Selain itu, Meita juga diperintahkan untuk membayar restitusi masing-masing Rp 150 juta kepada korban MK dan AM, dengan ketentuan bahwa jika tidak membayar restitusi, ia akan dihukum lima bulan penjara. 

“Menjatuhkan pidana kepada terdakwa, oleh karena itu dengan pidana penjara selama satu tahun,” ucap Hakim Ketua Bambang Setyawan dalam sidang vonis di PN Depok, Rabu (11/12/2024), dilansir Kompascom.

  • Restitusi yang Membebani Meita Irianty

Hukuman pidana tambahan yang diterima Meita Irianty adalah kewajiban untuk membayar restitusi sebesar Rp 300 juta. 

Masing-masing korban MK dan AM mendapat jatah Rp 150 juta. Jika Meita gagal membayar, ia akan dikenakan pidana kurungan selama lima bulan.

 “Kepada MK (2) sejumlah Rp 150 juta dan kepada anak korban AM (9 bulan) Rp 150 juta,” ujar Bambang Setyawan. Total restitusi yang lebih rendah dari tuntutan jaksa ini mencerminkan pertimbangan khusus yang diterima oleh terdakwa.

Baca juga: Tragedi Pemalang: Bocah 9 Tahun Tewas di Karung, Remaja SMA Jadi Tersangka

  •  Faktor yang Memberatkan dan Meringankan

Majelis hakim mempertimbangkan beberapa faktor yang memberatkan dan meringankan dalam memutuskan vonis Meita.

Beberapa faktor yang memberatkan adalah perbuatannya yang menyebabkan trauma pada korban dan meresahkan masyarakat.

Namun, terdapat faktor meringankan, seperti kondisi Meita yang sedang hamil delapan bulan dan belum pernah dihukum sebelumnya.

“Terdakwa merasa bersalah, menyesali perbuatannya, dan tidak akan mengulanginya lagi,” ujar Bambang Setyawan.

  • Penutupan Daycare dan Masalah Legalitas

Kasus ini juga memunculkan perhatian terkait status legalitas daycare Wensen School Indonesia. 

Dinas Pendidikan Kota Depok mengungkapkan bahwa daycare ini tidak memiliki izin operasional dan ilegal. 

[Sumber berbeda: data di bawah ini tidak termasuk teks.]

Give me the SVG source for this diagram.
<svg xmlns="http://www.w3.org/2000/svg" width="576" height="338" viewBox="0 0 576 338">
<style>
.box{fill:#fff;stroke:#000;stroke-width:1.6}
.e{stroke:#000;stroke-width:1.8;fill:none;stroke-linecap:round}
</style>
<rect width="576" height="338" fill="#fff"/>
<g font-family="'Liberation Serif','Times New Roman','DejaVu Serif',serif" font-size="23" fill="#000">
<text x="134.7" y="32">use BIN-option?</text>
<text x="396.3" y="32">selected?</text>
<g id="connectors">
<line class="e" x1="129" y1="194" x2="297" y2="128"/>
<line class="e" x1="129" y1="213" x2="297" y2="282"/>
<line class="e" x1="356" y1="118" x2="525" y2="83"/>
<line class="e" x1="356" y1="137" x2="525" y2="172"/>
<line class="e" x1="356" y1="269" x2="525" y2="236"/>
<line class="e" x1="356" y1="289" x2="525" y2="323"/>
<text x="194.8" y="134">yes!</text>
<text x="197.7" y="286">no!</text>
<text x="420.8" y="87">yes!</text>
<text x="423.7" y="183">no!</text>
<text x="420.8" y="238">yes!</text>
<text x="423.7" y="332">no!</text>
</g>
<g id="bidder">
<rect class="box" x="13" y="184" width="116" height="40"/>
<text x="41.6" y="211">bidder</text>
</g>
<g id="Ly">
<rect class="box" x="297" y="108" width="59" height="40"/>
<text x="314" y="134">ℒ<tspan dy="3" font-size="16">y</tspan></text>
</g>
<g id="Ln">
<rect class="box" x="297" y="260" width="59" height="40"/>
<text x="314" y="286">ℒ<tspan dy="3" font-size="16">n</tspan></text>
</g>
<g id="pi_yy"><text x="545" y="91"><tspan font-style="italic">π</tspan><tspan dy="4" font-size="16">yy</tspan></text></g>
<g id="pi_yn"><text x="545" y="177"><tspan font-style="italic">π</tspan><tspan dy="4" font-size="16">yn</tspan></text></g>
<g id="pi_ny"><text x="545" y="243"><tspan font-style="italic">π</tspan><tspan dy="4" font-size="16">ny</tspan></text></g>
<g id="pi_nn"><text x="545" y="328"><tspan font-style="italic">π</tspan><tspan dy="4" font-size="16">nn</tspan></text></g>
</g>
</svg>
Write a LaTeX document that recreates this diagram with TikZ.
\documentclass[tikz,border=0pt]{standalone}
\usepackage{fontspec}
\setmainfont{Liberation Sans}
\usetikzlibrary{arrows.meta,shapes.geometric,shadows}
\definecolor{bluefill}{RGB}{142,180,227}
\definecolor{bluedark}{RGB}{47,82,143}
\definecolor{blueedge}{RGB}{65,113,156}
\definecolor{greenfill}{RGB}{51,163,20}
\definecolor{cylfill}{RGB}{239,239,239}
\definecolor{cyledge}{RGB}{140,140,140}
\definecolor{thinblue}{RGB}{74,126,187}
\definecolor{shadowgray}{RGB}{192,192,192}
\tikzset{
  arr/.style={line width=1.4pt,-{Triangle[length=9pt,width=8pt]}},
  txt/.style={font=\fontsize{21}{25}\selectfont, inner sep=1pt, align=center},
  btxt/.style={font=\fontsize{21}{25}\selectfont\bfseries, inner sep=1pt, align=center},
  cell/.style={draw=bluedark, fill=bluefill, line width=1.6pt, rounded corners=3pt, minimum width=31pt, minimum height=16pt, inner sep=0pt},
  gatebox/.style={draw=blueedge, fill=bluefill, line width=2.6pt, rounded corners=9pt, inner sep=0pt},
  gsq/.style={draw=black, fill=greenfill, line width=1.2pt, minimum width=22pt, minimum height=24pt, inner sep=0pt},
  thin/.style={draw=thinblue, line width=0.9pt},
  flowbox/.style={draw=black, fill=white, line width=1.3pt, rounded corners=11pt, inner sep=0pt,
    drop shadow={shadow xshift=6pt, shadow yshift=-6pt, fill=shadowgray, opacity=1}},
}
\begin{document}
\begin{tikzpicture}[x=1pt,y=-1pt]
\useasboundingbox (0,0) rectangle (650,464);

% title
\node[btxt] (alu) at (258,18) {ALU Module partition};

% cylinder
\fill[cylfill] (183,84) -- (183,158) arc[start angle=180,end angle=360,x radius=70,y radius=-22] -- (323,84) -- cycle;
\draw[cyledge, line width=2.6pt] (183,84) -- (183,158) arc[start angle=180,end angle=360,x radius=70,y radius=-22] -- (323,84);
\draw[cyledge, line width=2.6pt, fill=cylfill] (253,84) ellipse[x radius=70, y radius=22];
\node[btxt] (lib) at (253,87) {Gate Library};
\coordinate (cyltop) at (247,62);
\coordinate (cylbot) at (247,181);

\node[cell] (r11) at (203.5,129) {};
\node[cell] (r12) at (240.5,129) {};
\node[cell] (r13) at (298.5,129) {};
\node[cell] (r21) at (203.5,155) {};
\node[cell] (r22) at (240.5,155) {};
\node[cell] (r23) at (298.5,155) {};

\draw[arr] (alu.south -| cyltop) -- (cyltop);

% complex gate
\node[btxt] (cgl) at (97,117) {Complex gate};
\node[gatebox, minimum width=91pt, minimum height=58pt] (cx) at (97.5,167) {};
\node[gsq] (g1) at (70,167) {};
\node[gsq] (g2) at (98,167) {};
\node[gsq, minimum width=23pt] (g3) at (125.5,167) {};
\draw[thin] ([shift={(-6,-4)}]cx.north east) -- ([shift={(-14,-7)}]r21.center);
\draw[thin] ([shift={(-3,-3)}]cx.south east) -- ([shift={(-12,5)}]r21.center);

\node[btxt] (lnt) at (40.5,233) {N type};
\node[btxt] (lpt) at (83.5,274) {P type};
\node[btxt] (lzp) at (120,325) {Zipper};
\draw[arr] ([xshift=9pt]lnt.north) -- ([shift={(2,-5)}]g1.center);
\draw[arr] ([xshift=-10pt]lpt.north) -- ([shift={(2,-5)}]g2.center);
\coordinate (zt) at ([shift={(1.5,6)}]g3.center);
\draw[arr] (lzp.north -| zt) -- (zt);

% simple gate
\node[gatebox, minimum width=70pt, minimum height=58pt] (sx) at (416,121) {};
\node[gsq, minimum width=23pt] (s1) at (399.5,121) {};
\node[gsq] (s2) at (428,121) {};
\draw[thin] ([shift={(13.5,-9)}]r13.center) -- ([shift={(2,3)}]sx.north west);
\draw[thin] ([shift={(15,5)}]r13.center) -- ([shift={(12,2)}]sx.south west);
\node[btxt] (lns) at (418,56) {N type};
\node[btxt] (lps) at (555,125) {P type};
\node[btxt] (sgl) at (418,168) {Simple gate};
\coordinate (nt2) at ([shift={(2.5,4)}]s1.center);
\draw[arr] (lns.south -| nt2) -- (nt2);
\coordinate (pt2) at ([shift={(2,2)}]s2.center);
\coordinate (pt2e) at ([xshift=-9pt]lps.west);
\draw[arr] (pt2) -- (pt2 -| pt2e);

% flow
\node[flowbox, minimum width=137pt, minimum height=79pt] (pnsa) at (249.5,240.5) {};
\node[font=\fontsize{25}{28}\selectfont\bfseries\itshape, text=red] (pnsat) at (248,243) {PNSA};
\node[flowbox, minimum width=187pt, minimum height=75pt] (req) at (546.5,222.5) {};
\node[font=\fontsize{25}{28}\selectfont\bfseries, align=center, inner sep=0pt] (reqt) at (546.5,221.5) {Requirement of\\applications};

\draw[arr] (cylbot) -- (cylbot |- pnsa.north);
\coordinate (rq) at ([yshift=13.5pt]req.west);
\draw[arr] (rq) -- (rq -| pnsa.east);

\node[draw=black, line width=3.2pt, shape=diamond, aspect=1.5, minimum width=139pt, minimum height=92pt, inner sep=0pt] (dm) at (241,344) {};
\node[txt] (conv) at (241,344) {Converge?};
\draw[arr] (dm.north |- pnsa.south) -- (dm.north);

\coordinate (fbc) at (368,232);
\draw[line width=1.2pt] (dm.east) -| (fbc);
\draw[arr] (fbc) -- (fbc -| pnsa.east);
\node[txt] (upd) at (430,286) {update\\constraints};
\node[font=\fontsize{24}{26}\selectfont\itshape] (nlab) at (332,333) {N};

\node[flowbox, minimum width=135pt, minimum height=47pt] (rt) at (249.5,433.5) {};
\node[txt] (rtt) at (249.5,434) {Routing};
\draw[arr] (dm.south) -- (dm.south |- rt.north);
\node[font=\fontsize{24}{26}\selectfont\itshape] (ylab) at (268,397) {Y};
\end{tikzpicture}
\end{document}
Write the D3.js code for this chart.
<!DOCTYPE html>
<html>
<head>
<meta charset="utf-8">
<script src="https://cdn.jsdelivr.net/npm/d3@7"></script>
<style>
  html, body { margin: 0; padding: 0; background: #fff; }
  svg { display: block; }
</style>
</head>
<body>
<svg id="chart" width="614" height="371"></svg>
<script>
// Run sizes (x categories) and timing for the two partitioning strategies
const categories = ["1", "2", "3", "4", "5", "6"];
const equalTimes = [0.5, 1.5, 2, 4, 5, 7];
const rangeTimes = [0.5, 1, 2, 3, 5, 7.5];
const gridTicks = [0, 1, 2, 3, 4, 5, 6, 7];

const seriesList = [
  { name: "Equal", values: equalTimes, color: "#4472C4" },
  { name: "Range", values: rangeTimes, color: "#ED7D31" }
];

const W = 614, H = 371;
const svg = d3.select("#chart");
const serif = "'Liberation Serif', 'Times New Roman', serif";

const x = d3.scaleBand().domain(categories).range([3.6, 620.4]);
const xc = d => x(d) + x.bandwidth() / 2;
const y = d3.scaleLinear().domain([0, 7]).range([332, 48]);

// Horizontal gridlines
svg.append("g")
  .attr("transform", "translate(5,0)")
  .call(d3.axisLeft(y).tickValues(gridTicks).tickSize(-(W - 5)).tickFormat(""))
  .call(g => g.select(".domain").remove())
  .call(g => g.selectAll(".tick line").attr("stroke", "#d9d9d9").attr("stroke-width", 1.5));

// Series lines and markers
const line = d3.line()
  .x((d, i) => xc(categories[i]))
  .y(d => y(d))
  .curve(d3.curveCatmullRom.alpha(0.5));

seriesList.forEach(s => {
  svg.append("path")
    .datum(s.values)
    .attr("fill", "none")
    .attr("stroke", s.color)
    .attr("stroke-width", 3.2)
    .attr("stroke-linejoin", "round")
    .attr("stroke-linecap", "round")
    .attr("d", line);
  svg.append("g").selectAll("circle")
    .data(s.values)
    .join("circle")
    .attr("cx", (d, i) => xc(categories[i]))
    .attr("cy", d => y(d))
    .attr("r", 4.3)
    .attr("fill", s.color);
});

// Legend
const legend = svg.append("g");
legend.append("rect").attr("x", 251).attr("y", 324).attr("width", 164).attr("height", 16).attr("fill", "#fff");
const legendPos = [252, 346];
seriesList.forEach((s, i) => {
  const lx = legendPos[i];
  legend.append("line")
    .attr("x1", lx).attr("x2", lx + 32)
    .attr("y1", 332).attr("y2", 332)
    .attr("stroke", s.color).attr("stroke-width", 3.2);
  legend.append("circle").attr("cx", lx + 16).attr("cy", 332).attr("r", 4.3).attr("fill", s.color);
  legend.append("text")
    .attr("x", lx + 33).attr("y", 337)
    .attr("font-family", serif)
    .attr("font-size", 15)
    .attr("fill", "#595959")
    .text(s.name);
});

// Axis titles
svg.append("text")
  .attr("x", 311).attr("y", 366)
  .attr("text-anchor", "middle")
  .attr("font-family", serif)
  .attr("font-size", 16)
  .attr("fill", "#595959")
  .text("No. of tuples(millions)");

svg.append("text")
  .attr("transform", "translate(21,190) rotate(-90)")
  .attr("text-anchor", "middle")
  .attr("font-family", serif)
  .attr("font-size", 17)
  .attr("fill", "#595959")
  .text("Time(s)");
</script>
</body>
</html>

Akibatnya, daycare tersebut ditutup oleh pihak berwenang setelah kasus ini mencuat ke publik. Hal ini menambah keseriusan masalah di dunia penitipan anak yang memerlukan regulasi ketat.

Baca juga: 5 Fakta Mengejutkan Kasus Ronald Tannur: Suap Hakim hingga Dissenting Opinion

  • Tindak Lanjut Hukum dan Harapan Meita Irianty

Meita Irianty masih belum memutuskan apakah akan menerima vonis tersebut atau mengajukan banding. 

Pihak kuasa hukumnya juga mengatakan bahwa mereka akan mendiskusikan langkah hukum selanjutnya dalam waktu dekat. 

Dalam pembacaan pledoi, Meita sempat berharap bisa mendapatkan hukuman percobaan tanpa harus dipenjara, meskipun tuntutan jaksa sudah jelas.

Kasus ini tentu memengaruhi kepercayaan masyarakat terhadap tempat penitipan anak di Indonesia. 

Orang tua semakin berhati-hati dalam memilih daycare yang aman dan terjamin kualitas pengawasannya. 

Kejadian ini menjadi pengingat pentingnya peran pengawasan dalam menjaga keselamatan dan kesejahteraan anak-anak di fasilitas pendidikan dan perawatan anak.

Dengan putusan ini, diharapkan kejadian serupa dapat dicegah di masa depan, dan lembaga penitipan anak lainnya. meningkatkan standar pengawasan untuk mencegah kekerasan terhadap anak yang tidak hanya melukai fisik, tetapi juga memberikan trauma jangka panjang bagi korban.

Kasus penganiayaan anak oleh pemilik daycare di Depok ini memberi pelajaran berharga bagi masyarakat dan otoritas terkait dalam menanggapi masalah kekerasan terhadap anak. 

Vonis satu tahun penjara dan restitusi Rp 300 juta mencerminkan upaya hukum yang serius, namun juga menunjukkan tantangan dalam penegakan hukum terkait kasus kekerasan terhadap anak di Indonesia. 

Dengan meningkatnya perhatian terhadap isu ini, diharapkan sistem penitipan anak yang lebih aman dan transparan dapat terbentuk.